_Problem requirements_
Without the pictures, write out all the lines below exactly as they appear.

_Information supplied_
---
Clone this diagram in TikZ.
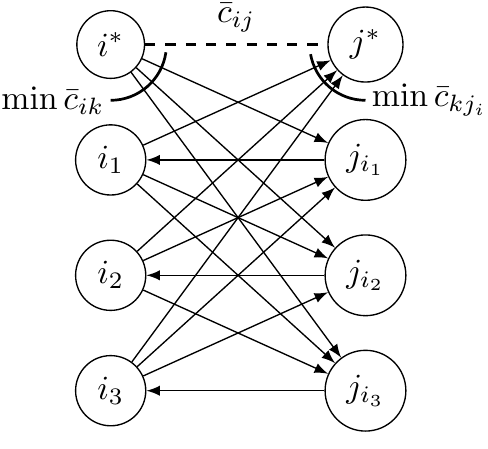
\documentclass[tikz,border=0pt]{standalone}
\usepackage{amsmath,amssymb}
\usepackage{tikz}

\begin{document}
\begin{tikzpicture}[node distance=1.2cm, auto,
    inode/.style={draw, circle, minimum size=0.69cm},
    jnode/.style={draw, circle, minimum size=0.77cm},
    minlabel/.style={inner sep=1.5pt}]
  \node (istar) [inode] {$i^*$};
  \node (i1) [inode, below of=istar] {$i_1$};
  \node (i2) [inode, below of=i1] {$i_2$};
  \node (i3) [inode, below of=i2] {$i_3$};
  \node (jstar) [jnode, right of=istar, xshift=1.45cm] {$j^*$};
  \node (ji1) [jnode, right of=i1, xshift=1.45cm] {$j_{i_1}$};
  \node (ji2) [jnode, right of=i2, xshift=1.45cm] {$j_{i_2}$};
  \node (ji3) [jnode, right of=i3, xshift=1.45cm] {$j_{i_3}$};

  \useasboundingbox ([xshift=-1.151cm, yshift=0.463cm]istar.center)
    rectangle ([xshift=3.924cm, yshift=-4.196cm]istar.center);

  \draw[dashed, thick] (istar) -- node[above] {$\bar{c}_{ij}$} (jstar);

  \draw[-latex] (istar) -- (ji1);
  \draw[-latex] (istar) -- (ji2);
  \draw[-latex] (istar) -- (ji3);
  \draw[-latex] (i1) -- (jstar);
  \draw[-latex] (i1) -- (ji2);
  \draw[-latex] (i1) -- (ji3);
  \draw[-latex] (i2) -- (jstar);
  \draw[-latex] (i2) -- (ji1);
  \draw[-latex] (i2) -- (ji3);
  \draw[-latex] (i3) -- (jstar);
  \draw[-latex] (i3) -- (ji1);
  \draw[-latex] (i3) -- (ji2);
  \draw[-latex] (ji1) -- (i1);
  \draw[-latex] (ji2) -- (i2);
  \draw[-latex] (ji3) -- (i3);

  \draw[thick] (istar.center) ++(-8:0.58cm) arc[start angle=-8, end angle=-90, radius=0.58cm]
    node[left, minlabel] {$\min \bar{c}_{ik}$};
  \draw[thick] (jstar.center) ++(190:0.58cm) arc[start angle=190, end angle=270, radius=0.58cm]
    node[right, minlabel] {$\min \bar{c}_{kj_i}$};
\end{tikzpicture}
\end{document}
---
_Answer in full_
Clone this diagram in TikZ.
\documentclass[tikz,border=0pt]{standalone}
\usepackage{amsmath,amssymb}
\usepackage{tikz}

\begin{document}
\begin{tikzpicture}[node distance=1.2cm, auto,
    inode/.style={draw, circle, minimum size=0.69cm},
    jnode/.style={draw, circle, minimum size=0.77cm},
    minlabel/.style={inner sep=1.5pt}]
  \node (istar) [inode] {$i^*$};
  \node (i1) [inode, below of=istar] {$i_1$};
  \node (i2) [inode, below of=i1] {$i_2$};
  \node (i3) [inode, below of=i2] {$i_3$};
  \node (jstar) [jnode, right of=istar, xshift=1.45cm] {$j^*$};
  \node (ji1) [jnode, right of=i1, xshift=1.45cm] {$j_{i_1}$};
  \node (ji2) [jnode, right of=i2, xshift=1.45cm] {$j_{i_2}$};
  \node (ji3) [jnode, right of=i3, xshift=1.45cm] {$j_{i_3}$};

  \useasboundingbox ([xshift=-1.151cm, yshift=0.463cm]istar.center)
    rectangle ([xshift=3.924cm, yshift=-4.196cm]istar.center);

  \draw[dashed, thick] (istar) -- node[above] {$\bar{c}_{ij}$} (jstar);

  \draw[-latex] (istar) -- (ji1);
  \draw[-latex] (istar) -- (ji2);
  \draw[-latex] (istar) -- (ji3);
  \draw[-latex] (i1) -- (jstar);
  \draw[-latex] (i1) -- (ji2);
  \draw[-latex] (i1) -- (ji3);
  \draw[-latex] (i2) -- (jstar);
  \draw[-latex] (i2) -- (ji1);
  \draw[-latex] (i2) -- (ji3);
  \draw[-latex] (i3) -- (jstar);
  \draw[-latex] (i3) -- (ji1);
  \draw[-latex] (i3) -- (ji2);
  \draw[-latex] (ji1) -- (i1);
  \draw[-latex] (ji2) -- (i2);
  \draw[-latex] (ji3) -- (i3);

  \draw[thick] (istar.center) ++(-8:0.58cm) arc[start angle=-8, end angle=-90, radius=0.58cm]
    node[left, minlabel] {$\min \bar{c}_{ik}$};
  \draw[thick] (jstar.center) ++(190:0.58cm) arc[start angle=190, end angle=270, radius=0.58cm]
    node[right, minlabel] {$\min \bar{c}_{kj_i}$};
\end{tikzpicture}
\end{document}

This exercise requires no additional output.